The weather can pose many challenges for corn growers, said Herr, who lost a portion of his early plantings after an April frost.

He’s been growing corn for about 20 years on his family farm and plants roughly 60 acres of sweet corn that he supplies to a variety of vendors, ranging from farm stands to grocery stores.

VanDerGriend said that the recent heat wave contributed to an abundance of fresh corn that is very sweet, which has resulted in a temporary price drop. Normally $5.50 a dozen at his stand, the corn will be $3 a dozen through Tuesday (the stand is closed on Sunday and Labor Day).

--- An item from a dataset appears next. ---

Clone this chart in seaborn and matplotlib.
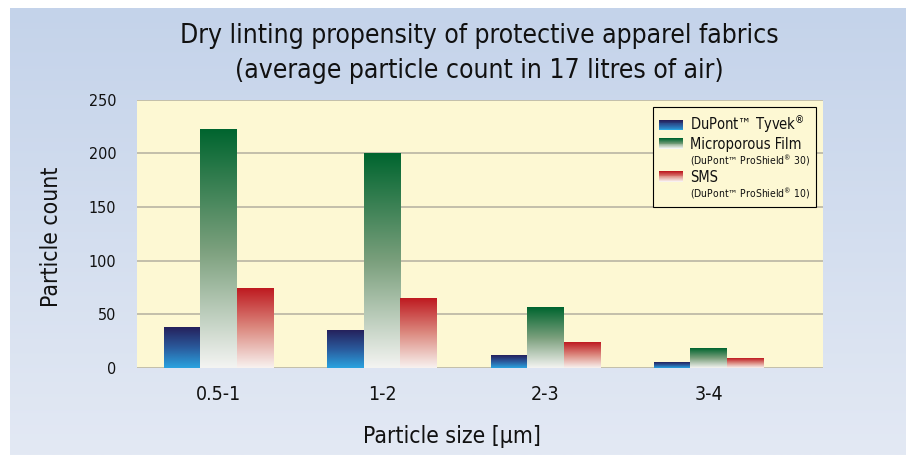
import numpy as np
import pandas as pd
import matplotlib
matplotlib.use('Agg')
import matplotlib.pyplot as plt
import matplotlib.colors as mcolors
from matplotlib import font_manager
from matplotlib.patches import Rectangle
from matplotlib.legend_handler import HandlerBase
import seaborn as sns

sizes = ['0.5-1', '1-2', '2-3', '3-4']
tyvek = [38, 35, 12, 5]
microporous = [222, 200, 56, 18]
sms = [74, 65, 24, 9]
fabrics = ['DuPont™ Tyvek®', 'Microporous Film', 'SMS']
y_ticks = [0, 50, 100, 150, 200, 250]

# gradients top -> bottom for each fabric
grad_colors = {
    'DuPont™ Tyvek®': ['#25215c', '#2a5a9c', '#2aa3e0'],
    'Microporous Film': ['#00652f', '#7a9f7c', '#f4f4f2'],
    'SMS': ['#be1a20', '#dc8a80', '#f8f2f0'],
}

sns.set_style('white')
names = {f.name for f in font_manager.fontManager.ttflist}
condensed = any(f.name == 'DejaVu Sans' and f.stretch == 'condensed'
                for f in font_manager.fontManager.ttflist)
FONT = 'Liberation Sans Narrow' if 'Liberation Sans Narrow' in names else 'DejaVu Sans'
plt.rcParams['font.family'] = [FONT, 'DejaVu Sans']
plt.rcParams['font.stretch'] = 'condensed'
plt.rcParams['text.color'] = '#111111'
plt.rcParams['xtick.color'] = '#111111'
plt.rcParams['ytick.color'] = '#111111'
plt.rcParams['mathtext.fontset'] = 'custom'
plt.rcParams['mathtext.rm'] = FONT
plt.rcParams['mathtext.it'] = FONT
# shrink a little if no narrow face is present
k = 1.0 if (FONT != 'DejaVu Sans' or condensed) else 0.9

df = pd.DataFrame({
    'size': sizes * 3,
    'count': tyvek + microporous + sms,
    'fabric': [fabrics[0]] * 4 + [fabrics[1]] * 4 + [fabrics[2]] * 4,
})

fig = plt.figure(figsize=(9.11, 4.55), dpi=100)

# background panel with vertical gradient
bg = fig.add_axes([10 / 911, 0, 896 / 911, 1 - 8 / 455], zorder=-10)
bg_cmap = mcolors.LinearSegmentedColormap.from_list('bg', ['#e3e9f4', '#c4d3ea'])
bg.imshow(np.linspace(0, 1, 256).reshape(-1, 1), cmap=bg_cmap, aspect='auto',
          origin='lower', extent=[0, 1, 0, 1])
bg.set_axis_off()

ax = fig.add_axes([137 / 911, 1 - 368 / 455, 686 / 911, 268.5 / 455])
ax.set_facecolor('#fdf8d3')

sns.barplot(data=df, x='size', y='count', hue='fabric', hue_order=fabrics,
            width=0.67, gap=0, ax=ax, legend=False, palette=['#333'] * 3)

# replace flat bars with vertical gradients
for fab, cont in zip(fabrics, ax.containers):
    cmap = mcolors.LinearSegmentedColormap.from_list(fab, grad_colors[fab][::-1])
    for bar in cont:
        x0, y0 = bar.get_x(), bar.get_y()
        w, h = bar.get_width(), bar.get_height()
        bar.set_visible(False)
        ax.imshow(np.linspace(0, 1, 256).reshape(-1, 1), cmap=cmap, aspect='auto',
                  origin='lower', extent=[x0, x0 + w, y0, y0 + h], zorder=3)

ax.set_xlim(-0.5, 3.7)
ax.set_ylim(0, 250)
ax.set_aspect('auto')
ax.set_yticks(y_ticks)
ax.grid(axis='y', color='#b9b5a3', linewidth=1.2, zorder=1)
ax.set_axisbelow(True)
for s in ax.spines.values():
    s.set_visible(False)
ax.tick_params(axis='y', length=7, width=1.2, color='#b9b5a3', labelcolor='#111111',
               pad=8, labelsize=11.5 * k)
ax.tick_params(axis='x', length=0, pad=12, labelsize=14 * k)
ax.set_xlabel('')
ax.set_ylabel('')


class GradientHandler(HandlerBase):
    def __init__(self, colors):
        super().__init__()
        self.colors = colors

    def create_artists(self, legend, orig_handle, xdescent, ydescent, width, height, fontsize, trans):
        cmap = mcolors.LinearSegmentedColormap.from_list('h', self.colors[::-1])
        n = 12
        arts = []
        for i in range(n):
            r = Rectangle((-xdescent, -ydescent + height * i / n), width, height / n + 0.2,
                          facecolor=cmap(i / (n - 1)), edgecolor='none', transform=trans)
            arts.append(r)
        return arts


class BlankHandler(HandlerBase):
    def create_artists(self, legend, orig_handle, xdescent, ydescent, width, height, fontsize, trans):
        r = Rectangle((0, 0), 0, 0, visible=False, transform=trans)
        return [r]


handles = [Rectangle((0, 0), 1, 1, label=str(i)) for i in range(5)]
labels = ['DuPont™ Tyvek$^{®}$', 'Microporous Film', '(DuPont™ ProShield$^{®}$ 30)',
          'SMS', '(DuPont™ ProShield$^{®}$ 10)']
hmap = {
    handles[0]: GradientHandler(grad_colors[fabrics[0]]),
    handles[1]: GradientHandler(grad_colors[fabrics[1]]),
    handles[2]: BlankHandler(),
    handles[3]: GradientHandler(grad_colors[fabrics[2]]),
    handles[4]: BlankHandler(),
}
leg = ax.legend(handles, labels, handler_map=hmap, loc='upper right',
                bbox_to_anchor=(0.99, 0.972), borderaxespad=0, fancybox=False,
                frameon=True, edgecolor='black', facecolor='#fdf8d3', framealpha=1,
                fontsize=10.5 * k, handlelength=1.6, handleheight=0.7, handletextpad=0.5,
                labelspacing=0.1, borderpad=0.4)
leg.get_frame().set_linewidth(0.8)
for i in (2, 4):
    leg.get_texts()[i].set_fontsize(7.5 * k)

fig.text(0.526, 1 - 36 / 455, 'Dry linting propensity of protective apparel fabrics',
         ha='center', va='center', fontsize=19 * k)
fig.text(0.526, 1 - 71 / 455, '(average particle count in 17 litres of air)',
         ha='center', va='center', fontsize=19 * k)
fig.text(52 / 911, 1 - 237 / 455, 'Particle count', rotation=90,
         ha='center', va='center', fontsize=16.5 * k)
fig.text(452 / 911, 1 - 437 / 455, 'Particle size [µm]',
         ha='center', va='center', fontsize=16.5 * k)

fig.savefig('out.png', dpi=100)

Herr Farms also has corn at $3 a dozen. They’re closed Sunday, but will be open on Labor Day.

So how do you know that you’re getting a good ear of corn? Herr said to look for a nice green color on the husk. VanDerGriend said to also look for a nice brown color on the silk.

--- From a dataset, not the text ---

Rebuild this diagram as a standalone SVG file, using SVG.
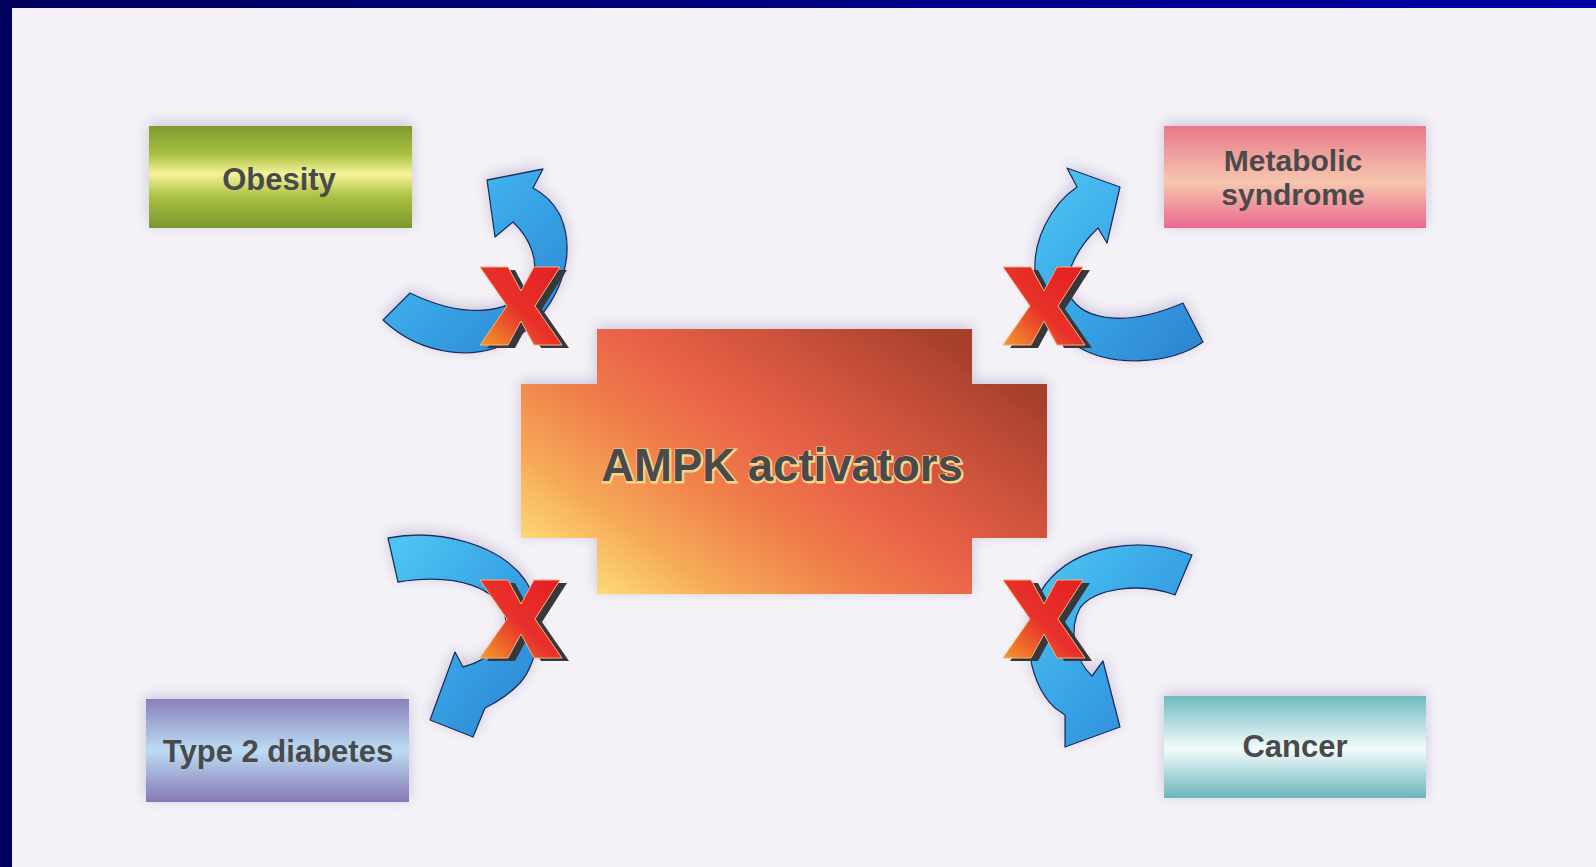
<svg xmlns="http://www.w3.org/2000/svg" xmlns:xlink="http://www.w3.org/1999/xlink" width="1596" height="867" viewBox="0 0 1596 867">
<style>
.lbl{font-family:"Liberation Sans",Arial,sans-serif;font-weight:bold;font-size:31px;fill:#4a4a4c;text-anchor:middle}
.lbl2{font-family:"Liberation Sans",Arial,sans-serif;font-weight:bold;font-size:30px;fill:#4a4a4c;text-anchor:middle}
.big{font-family:"Liberation Sans",Arial,sans-serif;font-weight:bold;font-size:45.5px;text-anchor:middle}
.arrow{fill:url(#blue);stroke:#1b2d5c;stroke-width:1.3;stroke-linejoin:round}
.xr{fill:url(#xg);stroke:#f7b27c;stroke-width:1}
.xs{fill:#38383c}
</style>
<defs>
<linearGradient id="border" x1="0" y1="0" x2="1" y2="0">
<stop offset="0" stop-color="#00005e"/><stop offset="1" stop-color="#0000a4"/>
</linearGradient>
<linearGradient id="gOb" x1="0" y1="0" x2="0" y2="1">
<stop offset="0" stop-color="#7d9c2e"/><stop offset="0.28" stop-color="#a9c142"/><stop offset="0.47" stop-color="#f6f39a"/><stop offset="0.7" stop-color="#a8bf40"/><stop offset="1" stop-color="#7a9830"/>
</linearGradient>
<linearGradient id="gMe" x1="0" y1="0" x2="0" y2="1">
<stop offset="0" stop-color="#e8788c"/><stop offset="0.55" stop-color="#f7c6ae"/><stop offset="1" stop-color="#eb6890"/>
</linearGradient>
<linearGradient id="gDi" x1="0" y1="0" x2="0" y2="1">
<stop offset="0" stop-color="#8a80bc"/><stop offset="0.5" stop-color="#bcdcf2"/><stop offset="1" stop-color="#8678b6"/>
</linearGradient>
<linearGradient id="gCa" x1="0" y1="0" x2="0" y2="1">
<stop offset="0" stop-color="#6fbcc0"/><stop offset="0.52" stop-color="#f4fbfb"/><stop offset="1" stop-color="#6ab6ba"/>
</linearGradient>
<linearGradient id="gAm" gradientUnits="userSpaceOnUse" x1="640" y1="640" x2="880" y2="290">
<stop offset="0" stop-color="#fde47c"/><stop offset="0.2" stop-color="#f6aa58"/><stop offset="0.42" stop-color="#ef7a48"/><stop offset="0.58" stop-color="#e86248"/><stop offset="0.8" stop-color="#c8503a"/><stop offset="1" stop-color="#a6402c"/>
</linearGradient>
<linearGradient id="blue" x1="0" y1="0" x2="1" y2="1">
<stop offset="0" stop-color="#50c8f4"/><stop offset="0.5" stop-color="#38a4e6"/><stop offset="1" stop-color="#2c82d0"/>
</linearGradient>
<linearGradient id="xg" x1="1" y1="0" x2="0" y2="1">
<stop offset="0" stop-color="#e41e22"/><stop offset="0.55" stop-color="#e8322a"/><stop offset="1" stop-color="#f39a2c"/>
</linearGradient>
<filter id="sh" x="-20%" y="-30%" width="140%" height="160%">
<feGaussianBlur in="SourceAlpha" stdDeviation="7"/>
<feOffset dx="0" dy="-3" result="b"/>
<feFlood flood-color="#a89fc2" flood-opacity="0.55"/>
<feComposite in2="b" operator="in"/>
<feMerge><feMergeNode/><feMergeNode in="SourceGraphic"/></feMerge>
</filter>
<g id="xm">
<polygon class="xs" transform="translate(7,3)" points="0,0 28,0 41,24 54,0 80,0 55,39 82,78 54,78 41,54 28,78 0,78 27,39"/>
<polygon class="xr" points="0,0 28,0 41,24 54,0 80,0 55,39 82,78 54,78 41,54 28,78 0,78 27,39"/>
</g>
</defs>

<rect x="0" y="0" width="1596" height="867" fill="#f4f1f7"/>
<rect x="0" y="0" width="1596" height="8" fill="url(#border)"/>
<rect x="0" y="0" width="12" height="867" fill="#00005e"/>

<g id="ampk">
<polygon filter="url(#sh)" fill="url(#gAm)" points="597,329 972,329 972,384 1047,384 1047,538 972,538 972,594 597,594 597,538 521,538 521,384 597,384"/>
<text class="big" x="782" y="481" fill="none" stroke="#f5d58c" stroke-width="3" transform="translate(1,1)">AMPK activators</text>
<text class="big" x="782" y="481" fill="#4a4a4c">AMPK activators</text>
</g>

<g id="obesity">
<rect x="149" y="126" width="263" height="102" fill="url(#gOb)" filter="url(#sh)"/>
<text class="lbl" x="279" y="190">Obesity</text>
</g>

<g id="metabolic">
<rect x="1164" y="126" width="262" height="102" fill="url(#gMe)" filter="url(#sh)"/>
<text class="lbl2" x="1293" y="171">Metabolic</text>
<text class="lbl2" x="1293" y="205">syndrome</text>
</g>

<g id="diabetes">
<rect x="146" y="699" width="263" height="103" fill="url(#gDi)" filter="url(#sh)"/>
<text class="lbl" x="278" y="762">Type 2 diabetes</text>
</g>

<g id="cancer">
<rect x="1164" y="696" width="262" height="102" fill="url(#gCa)" filter="url(#sh)"/>
<text class="lbl" x="1295" y="757">Cancer</text>
</g>

<g id="connectors">
<g filter="url(#sh)">
<path class="arrow" d="M383,320 C420,355 480,365 520,335 C560,305 578,255 560,215 C553,202 543,193 533,188 L543,169 L487,180 L495,237 L513,222 C530,238 540,262 532,283 C518,312 470,322 410,293 Z"/>
<path class="arrow" d="M1203,342 C1170,365 1110,368 1075,345 C1035,318 1025,265 1045,225 C1055,205 1065,195 1077,187 L1067,168 L1120,187 L1107,243 L1098,228 C1080,245 1065,270 1068,290 C1075,318 1120,330 1183,303 Z"/>
<path class="arrow" d="M388,538 C440,528 500,545 525,580 C545,610 540,660 520,683 C508,696 495,703 485,708 L473,737 L430,720 L455,652 L463,667 C490,660 510,640 505,615 C498,590 460,572 398,582 Z"/>
<path class="arrow" d="M1192,555 C1140,535 1075,545 1045,585 C1020,620 1025,680 1055,708 L1065,715 L1065,747 L1120,727 L1103,661 L1092,676 C1075,660 1068,630 1080,608 C1095,588 1140,582 1175,595 Z"/>
</g>
<use href="#xm" x="480" y="267"/>
<use href="#xm" x="1003" y="267"/>
<use href="#xm" x="480" y="580"/>
<use href="#xm" x="1003" y="580"/>
</g>
</svg>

“If it’s not ready to pick, the silk is a purplish color. When it gets brown it’s ready to be picked.”

VanDerGriend also noted that bigger doesn’t necessarily mean better when it comes to taste. Some varieties naturally produce smaller ears, so the size of the ear isn’t really important. It is important, however, to look for smaller kernels.

“When the kernel gets bigger, it loses its sweetness,” he said. “Kernel size is what matters.”